Reimagine your business
For airlines, the biggest challenges is finding a way to replace what was once a very profitable stream of business. Business travel will take longer to recover. And even then, we estimate it will only likely recover to around 65% percent of pre-pandemic levels by 2025. Remote work and other flexible working arrangements are likely to remain the norm post-pandemic and people will take fewer corporate trips.

Travelling for pleasure will also depend on whether you have been vaccinated or not or whether you live in a country that is currently on a Covid-19 Restriction List.

Many airlines have turned towards adopting a hybrid model of leisure and business travel as the one revenue stream and cargo transportation as an additional revenue stream. Aircrafts that would not be filled for long haul flights on a regular basis are being converted into cargo aircrafts as the demand for global shipping increases.

Demand driven change
A recent report by the International Air Transport Association (IATA) points out that Global air cargo volumes climbed further in April amid a V-shaped economic recovery and broadly supportive conditions, and despite the lack of capacity. Indeed, industry-wide cargo tonne kilometres (CTKs) were up 12.0% in April 2021 compared to the same month in 2019. This strength partly reflects a weak month of April 2019, when the industry was affected by the US-China trade dispute.

Once a major airline in Africa Kenya airways found that it became distressed during Covid
Photo By: Kenya Airways

After stripping out fluctuations caused by seasonal patterns, air cargo displays a steep upward trend, started when strict lockdowns were lifted in May 2020. Seasonally adjusted (SA) volumes rose 4.0% month on-month in April, the highest growth rate since September 2020. SA CTKs are now around 5% higher than the pre-crisis August 2018 peak.
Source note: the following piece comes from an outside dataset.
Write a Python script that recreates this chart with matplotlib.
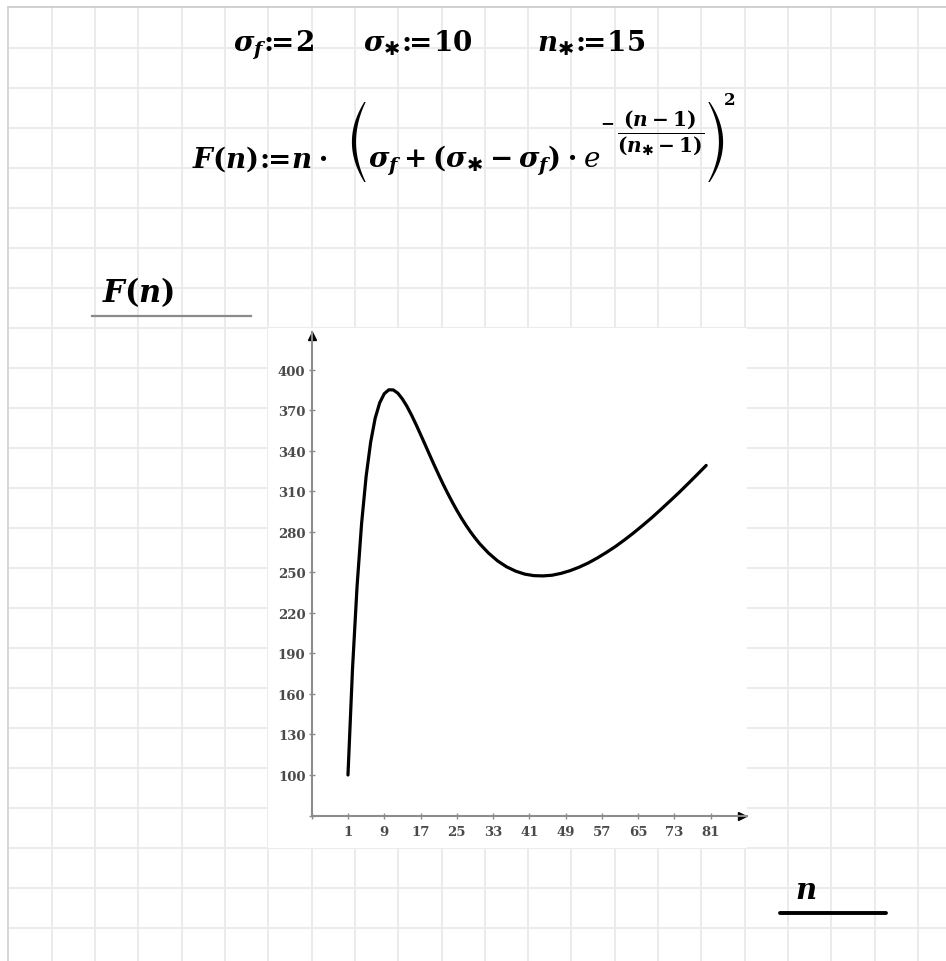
import numpy as np
import matplotlib
matplotlib.use("Agg")
import matplotlib.pyplot as plt
from matplotlib.patches import Rectangle

plt.rcParams["mathtext.fontset"] = "custom"
plt.rcParams["mathtext.rm"] = "DejaVu Serif:bold"
plt.rcParams["mathtext.bf"] = "DejaVu Serif:bold"
plt.rcParams["mathtext.it"] = "DejaVu Serif:bold:italic"
plt.rcParams["mathtext.sf"] = "DejaVu Serif:italic"
plt.rcParams["mathtext.tt"] = "DejaVu Sans:bold"

# sampled values of F(n), sigma_f = 2, sigma_* = 10, n_* = 15
n_vals = [1, 2, 3, 4, 5, 6, 7, 8, 9, 10, 11, 12, 13, 14, 15, 16, 17, 18, 19, 20,
          21, 22, 23, 24, 25, 26, 27, 28, 29, 30, 32, 34, 36, 38, 40, 42, 44, 46,
          48, 50, 52, 54, 56, 58, 60, 62, 64, 66, 68, 70, 72, 74, 76, 78, 80]
F_vals = [100.0, 178.6, 239.5, 286.1, 321.0, 346.4, 364.2, 375.6, 382.3, 385.2,
          385.1, 382.7, 378.4, 373.0, 366.6, 359.6, 352.2, 344.7, 337.1, 329.6,
          322.3, 315.2, 308.5, 302.1, 296.0, 290.3, 285.0, 280.1, 275.6, 271.4,
          264.3, 258.5, 254.1, 250.9, 248.7, 247.6, 247.4, 247.9, 249.3, 251.3,
          253.9, 257.0, 260.7, 264.8, 269.2, 274.1, 279.3, 284.8, 290.5, 296.6,
          302.8, 309.1, 315.7, 322.4, 329.2]

x_ticks = [1, 9, 17, 25, 33, 41, 49, 57, 65, 73, 81]
y_ticks = [100, 130, 160, 190, 220, 250, 280, 310, 340, 370, 400]
x_min, x_max = -7, 89
y_min, y_max = 70, 428

W, H = 946, 962
fig = plt.figure(figsize=(W / 100, H / 100), dpi=100)

# worksheet background in pixel units
bg = fig.add_axes([0, 0, 1, 1])
bg.set_xlim(0, W)
bg.set_ylim(H, 0)
bg.axis("off")

grid_c = "#ebebeb"
for gx in np.arange(8.5 + 43.3, W, 43.3):
    bg.plot([gx, gx], [8, H], color=grid_c, lw=1.4, zorder=1)
for gy in np.arange(9 + 40, H, 40):
    bg.plot([8, W], [gy, gy], color=grid_c, lw=1.4, zorder=1)
bg.plot([8, W], [8, 8], color="#c8c8c8", lw=1.2, zorder=2)
bg.plot([8, 8], [8, H], color="#d0d0d0", lw=1.2, zorder=2)

# white plot region
bg.add_patch(Rectangle((268, 329), 479, 520, facecolor="white",
                       edgecolor="none", zorder=3))


def big_paren(xa, xb, ya, yb, side):
    # tall bracket drawn as a filled crescent
    t = np.linspace(-1, 1, 80)
    y = (ya + yb) / 2 + t * (yb - ya) / 2
    th = 1.4 + 2.8 * (1 - t ** 2)
    bow = (xb - xa - 4) * t ** 2
    if side == "left":
        xc = xa + 2 + bow
    else:
        xc = xb - 2 - bow
    bg.fill(np.r_[xc - th / 2, (xc + th / 2)[::-1]], np.r_[y, y[::-1]],
            color="black", lw=0, zorder=5)


star = "\\mathtt{\u2731}"
fs = 20
bg.text(233, 52, r"$\sigma_f\!:\!\!\!=\!2$", fontsize=fs, zorder=5)
bg.text(363, 52, r"$\sigma_{%s}\!:\!\!\!=\!10$" % star, fontsize=fs, zorder=5)
bg.text(537, 52, r"$n_{%s}\!:\!\!\!=\!15$" % star, fontsize=fs, zorder=5)

# F(n) definition, assembled piece by piece
bg.text(192, 168, r"$F(n)\!:\!\!\!=\!n\cdot$", fontsize=fs, zorder=5)
big_paren(352, 367, 103, 183, "left")
bg.text(368, 168, r"$\sigma_f+(\sigma_{%s}-\sigma_f)\cdot \mathsf{e}$" % star,
        fontsize=fs, zorder=5)
bg.text(600, 122, r"$-$", fontsize=12, va="center", zorder=5)
bg.text(617, 133, r"$\dfrac{(n-1)}{(n_{%s}-1)}$" % star, fontsize=14.5,
        va="center", zorder=5)
big_paren(707, 723, 103, 183, "right")
bg.text(723, 105, r"$2$", fontsize=12, zorder=5)

bg.text(102, 302, r"$F(n)$", fontsize=22, zorder=5)
bg.plot([92, 251], [317, 317], color="#8a8a8a", lw=1.6, zorder=5)
bg.text(795, 899, r"$n$", fontsize=21, zorder=5)
bg.plot([780, 886], [914, 914], color="black", lw=2.8,
        solid_capstyle="round", zorder=5)

# plot area
left, right, top, bottom = 311.7, 747.0, 333.0, 816.5
ax = fig.add_axes([left / W, 1 - bottom / H, (right - left) / W,
                   (bottom - top) / H])
ax.patch.set_alpha(0)
ax.set_xlim(x_min, x_max)
ax.set_ylim(y_min, y_max)

ax.plot(n_vals, F_vals, color="black", lw=2.3, solid_capstyle="round",
        zorder=4)

axis_c = "#8c8c8c"
for side in ("top", "right"):
    ax.spines[side].set_visible(False)
for side in ("left", "bottom"):
    ax.spines[side].set_color(axis_c)
    ax.spines[side].set_linewidth(1.5)

ax.plot([x_min], [y_max - 3], marker="^", color="black", ms=6, clip_on=False)
ax.plot([x_max - 1], [y_min], marker=">", color="black", ms=6, clip_on=False)

ax.set_xticks([x_min] + x_ticks)
ax.set_xticklabels([""] + [str(v) for v in x_ticks])
ax.set_yticks([y_min] + y_ticks)
ax.set_yticklabels([""] + [str(v) for v in y_ticks])
ax.tick_params(direction="inout", length=5, width=1.0, color=axis_c,
               labelcolor="#4a4a4a", labelsize=9.5)
ax.tick_params(axis="x", pad=4)
ax.tick_params(axis="y", pad=2)
for lab in ax.get_xticklabels() + ax.get_yticklabels():
    lab.set_fontfamily("DejaVu Serif")
    lab.set_fontweight("bold")

fig.savefig("out.png", dpi=100)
The strong rise in demand for transportation benefits air cargo as well as the other modes of transport such as container shipping. This increase had not been fully anticipated, and with the problems caused by insufficient capacity, COVID control measures at trade hubs and generally disrupted supply chains, is creating tensions in global trade.

African demand
Airlines based in Africa posted a fourth consecutive month of growth at or above 25% versus 2019.

Indeed in April, their international CTKs rose by 30.6% compared to April 2019. This is mostly driven by CTKs flown on routes between Asia and Africa, which have not been significantly impacted by the pandemic.

What does this mean for South Africa?
SAA is one of the oldest airlines with a market share on the continent and South Africa does possess some of the best industry skills on the continent. In terms of a gateway into Southern Africa, South Africa is well positioned to cater for the increased global demand when it comes to shipping cargo. It is a matter of readjusting business models to cater for current demand.